== EXTRACTED MATERIAL

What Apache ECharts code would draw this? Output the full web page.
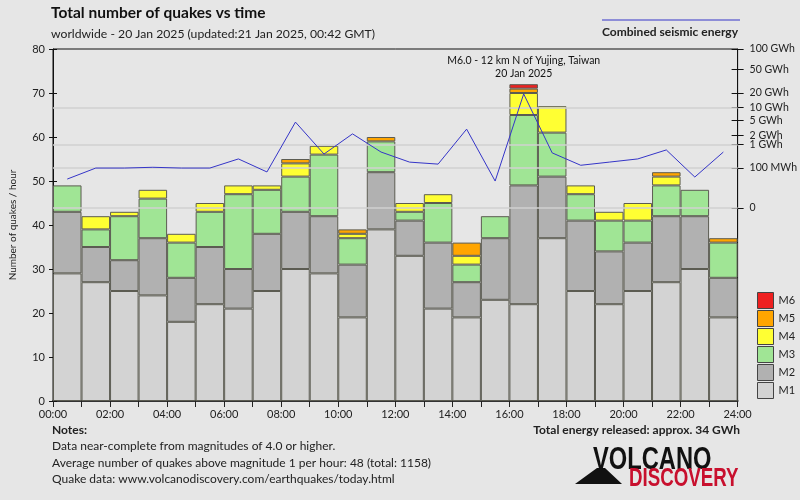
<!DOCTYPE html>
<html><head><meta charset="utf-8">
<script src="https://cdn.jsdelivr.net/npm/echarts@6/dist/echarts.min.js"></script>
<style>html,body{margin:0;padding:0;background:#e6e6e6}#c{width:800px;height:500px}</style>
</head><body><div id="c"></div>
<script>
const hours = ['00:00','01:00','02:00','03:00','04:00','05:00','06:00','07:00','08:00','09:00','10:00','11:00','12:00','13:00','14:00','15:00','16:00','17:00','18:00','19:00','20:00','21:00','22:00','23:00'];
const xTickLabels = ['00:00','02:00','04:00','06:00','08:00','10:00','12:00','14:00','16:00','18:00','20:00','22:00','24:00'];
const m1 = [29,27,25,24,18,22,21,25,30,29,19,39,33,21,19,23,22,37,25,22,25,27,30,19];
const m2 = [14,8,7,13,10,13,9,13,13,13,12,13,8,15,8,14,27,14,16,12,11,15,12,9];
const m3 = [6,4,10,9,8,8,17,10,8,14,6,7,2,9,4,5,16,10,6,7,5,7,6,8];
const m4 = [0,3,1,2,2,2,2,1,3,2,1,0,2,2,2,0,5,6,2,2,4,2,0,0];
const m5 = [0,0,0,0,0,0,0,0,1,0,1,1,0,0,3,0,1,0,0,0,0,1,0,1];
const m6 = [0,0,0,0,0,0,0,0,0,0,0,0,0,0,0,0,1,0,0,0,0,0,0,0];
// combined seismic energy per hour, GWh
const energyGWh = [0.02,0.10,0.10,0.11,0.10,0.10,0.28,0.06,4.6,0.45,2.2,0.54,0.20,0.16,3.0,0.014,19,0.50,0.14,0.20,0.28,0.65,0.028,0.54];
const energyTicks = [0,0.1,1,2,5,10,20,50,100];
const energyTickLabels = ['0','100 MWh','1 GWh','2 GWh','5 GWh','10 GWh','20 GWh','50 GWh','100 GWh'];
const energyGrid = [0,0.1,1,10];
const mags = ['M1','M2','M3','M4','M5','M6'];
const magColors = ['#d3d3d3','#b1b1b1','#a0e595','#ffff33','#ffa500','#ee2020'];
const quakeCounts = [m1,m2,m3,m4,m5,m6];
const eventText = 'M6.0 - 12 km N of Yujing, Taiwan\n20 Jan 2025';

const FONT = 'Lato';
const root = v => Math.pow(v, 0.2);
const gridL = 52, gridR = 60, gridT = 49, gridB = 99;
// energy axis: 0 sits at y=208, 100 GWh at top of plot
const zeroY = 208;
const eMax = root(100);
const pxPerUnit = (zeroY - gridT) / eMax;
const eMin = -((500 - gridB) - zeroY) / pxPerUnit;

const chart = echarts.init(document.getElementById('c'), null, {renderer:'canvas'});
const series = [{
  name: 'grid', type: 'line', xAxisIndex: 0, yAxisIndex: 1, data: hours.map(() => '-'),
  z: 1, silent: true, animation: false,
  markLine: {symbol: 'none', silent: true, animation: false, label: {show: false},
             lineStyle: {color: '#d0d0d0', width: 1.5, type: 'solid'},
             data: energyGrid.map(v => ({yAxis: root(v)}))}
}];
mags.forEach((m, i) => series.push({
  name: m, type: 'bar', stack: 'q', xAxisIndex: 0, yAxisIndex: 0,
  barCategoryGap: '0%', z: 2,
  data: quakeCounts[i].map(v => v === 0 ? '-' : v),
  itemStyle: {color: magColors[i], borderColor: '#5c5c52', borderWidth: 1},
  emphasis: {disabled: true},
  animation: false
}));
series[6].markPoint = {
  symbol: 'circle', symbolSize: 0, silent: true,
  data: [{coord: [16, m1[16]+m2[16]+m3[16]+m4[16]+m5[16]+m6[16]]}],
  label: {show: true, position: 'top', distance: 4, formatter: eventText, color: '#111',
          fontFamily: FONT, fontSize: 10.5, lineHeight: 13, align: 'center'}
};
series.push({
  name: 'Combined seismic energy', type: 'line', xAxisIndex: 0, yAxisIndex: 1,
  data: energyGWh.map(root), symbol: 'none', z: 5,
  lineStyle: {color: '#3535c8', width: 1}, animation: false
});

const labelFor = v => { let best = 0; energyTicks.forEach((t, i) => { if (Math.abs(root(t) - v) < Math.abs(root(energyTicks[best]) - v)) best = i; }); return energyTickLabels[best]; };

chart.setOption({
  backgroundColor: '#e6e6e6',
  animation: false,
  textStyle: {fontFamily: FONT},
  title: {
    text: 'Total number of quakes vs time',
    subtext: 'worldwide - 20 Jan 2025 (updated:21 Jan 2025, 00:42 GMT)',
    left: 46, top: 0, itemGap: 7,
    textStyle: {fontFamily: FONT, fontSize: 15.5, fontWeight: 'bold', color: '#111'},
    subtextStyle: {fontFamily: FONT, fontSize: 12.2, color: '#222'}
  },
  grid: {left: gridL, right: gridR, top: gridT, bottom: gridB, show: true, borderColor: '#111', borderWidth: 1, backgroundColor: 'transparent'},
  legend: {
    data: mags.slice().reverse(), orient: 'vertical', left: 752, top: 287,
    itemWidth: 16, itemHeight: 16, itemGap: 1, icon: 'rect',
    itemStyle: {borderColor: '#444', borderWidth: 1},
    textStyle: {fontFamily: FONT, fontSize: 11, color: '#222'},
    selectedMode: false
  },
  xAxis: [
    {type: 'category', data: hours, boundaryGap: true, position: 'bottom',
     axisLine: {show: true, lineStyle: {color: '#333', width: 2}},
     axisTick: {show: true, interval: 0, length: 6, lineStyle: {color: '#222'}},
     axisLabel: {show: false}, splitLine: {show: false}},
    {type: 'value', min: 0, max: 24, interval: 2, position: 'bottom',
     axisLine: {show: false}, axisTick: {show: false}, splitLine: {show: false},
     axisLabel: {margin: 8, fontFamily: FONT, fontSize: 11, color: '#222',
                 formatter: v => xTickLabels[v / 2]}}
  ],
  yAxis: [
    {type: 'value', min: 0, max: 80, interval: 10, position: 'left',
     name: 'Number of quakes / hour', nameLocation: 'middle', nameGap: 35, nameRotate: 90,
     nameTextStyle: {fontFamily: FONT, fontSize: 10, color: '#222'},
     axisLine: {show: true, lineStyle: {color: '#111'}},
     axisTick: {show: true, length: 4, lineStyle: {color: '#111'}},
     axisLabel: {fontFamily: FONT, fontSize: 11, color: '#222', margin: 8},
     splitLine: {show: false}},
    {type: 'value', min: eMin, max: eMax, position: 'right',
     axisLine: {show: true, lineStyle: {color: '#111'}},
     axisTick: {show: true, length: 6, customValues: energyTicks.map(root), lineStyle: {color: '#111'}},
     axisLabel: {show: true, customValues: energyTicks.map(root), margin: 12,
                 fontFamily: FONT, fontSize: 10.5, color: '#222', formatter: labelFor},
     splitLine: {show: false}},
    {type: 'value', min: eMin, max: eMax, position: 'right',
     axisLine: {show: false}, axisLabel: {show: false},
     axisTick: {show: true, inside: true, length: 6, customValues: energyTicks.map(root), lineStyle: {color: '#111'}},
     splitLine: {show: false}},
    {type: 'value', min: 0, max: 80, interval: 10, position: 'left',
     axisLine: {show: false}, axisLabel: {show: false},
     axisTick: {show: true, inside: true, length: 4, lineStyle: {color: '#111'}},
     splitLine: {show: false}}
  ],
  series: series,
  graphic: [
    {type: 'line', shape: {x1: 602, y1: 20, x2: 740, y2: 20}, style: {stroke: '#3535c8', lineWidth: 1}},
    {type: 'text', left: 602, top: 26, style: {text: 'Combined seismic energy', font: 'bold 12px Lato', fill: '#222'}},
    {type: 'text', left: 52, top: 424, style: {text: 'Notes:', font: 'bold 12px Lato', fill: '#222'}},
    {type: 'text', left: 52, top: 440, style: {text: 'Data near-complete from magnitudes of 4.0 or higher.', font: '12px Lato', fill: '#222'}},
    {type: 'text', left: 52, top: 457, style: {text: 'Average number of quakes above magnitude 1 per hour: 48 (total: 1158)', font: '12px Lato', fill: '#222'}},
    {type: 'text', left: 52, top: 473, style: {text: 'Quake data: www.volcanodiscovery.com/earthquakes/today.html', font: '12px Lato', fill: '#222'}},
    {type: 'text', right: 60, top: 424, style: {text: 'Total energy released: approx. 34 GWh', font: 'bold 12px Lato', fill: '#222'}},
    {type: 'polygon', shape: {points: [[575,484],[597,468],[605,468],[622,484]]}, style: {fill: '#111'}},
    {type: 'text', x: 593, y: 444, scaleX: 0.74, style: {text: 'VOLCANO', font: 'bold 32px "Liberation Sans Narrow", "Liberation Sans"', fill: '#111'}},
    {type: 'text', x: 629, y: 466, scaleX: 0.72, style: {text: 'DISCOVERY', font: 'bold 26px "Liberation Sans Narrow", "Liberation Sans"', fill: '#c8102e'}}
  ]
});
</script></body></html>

====
== EXTRACTED MATERIAL

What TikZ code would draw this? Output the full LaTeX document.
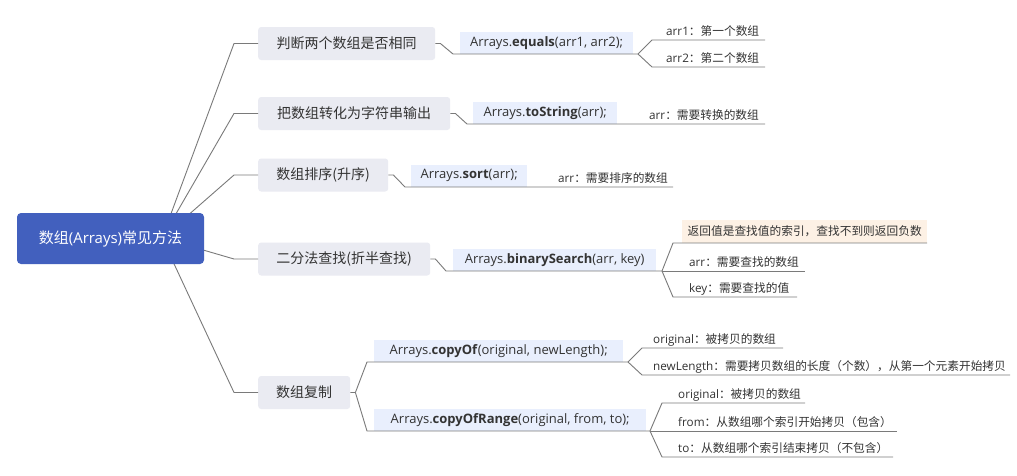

====

SET TASK: Search the data for the word "What" and copy each line where it appears.

COMPLETE OUTPUT:
What Apache ECharts code would draw this? Output the full web page.
What TikZ code would draw this? Output the full LaTeX document.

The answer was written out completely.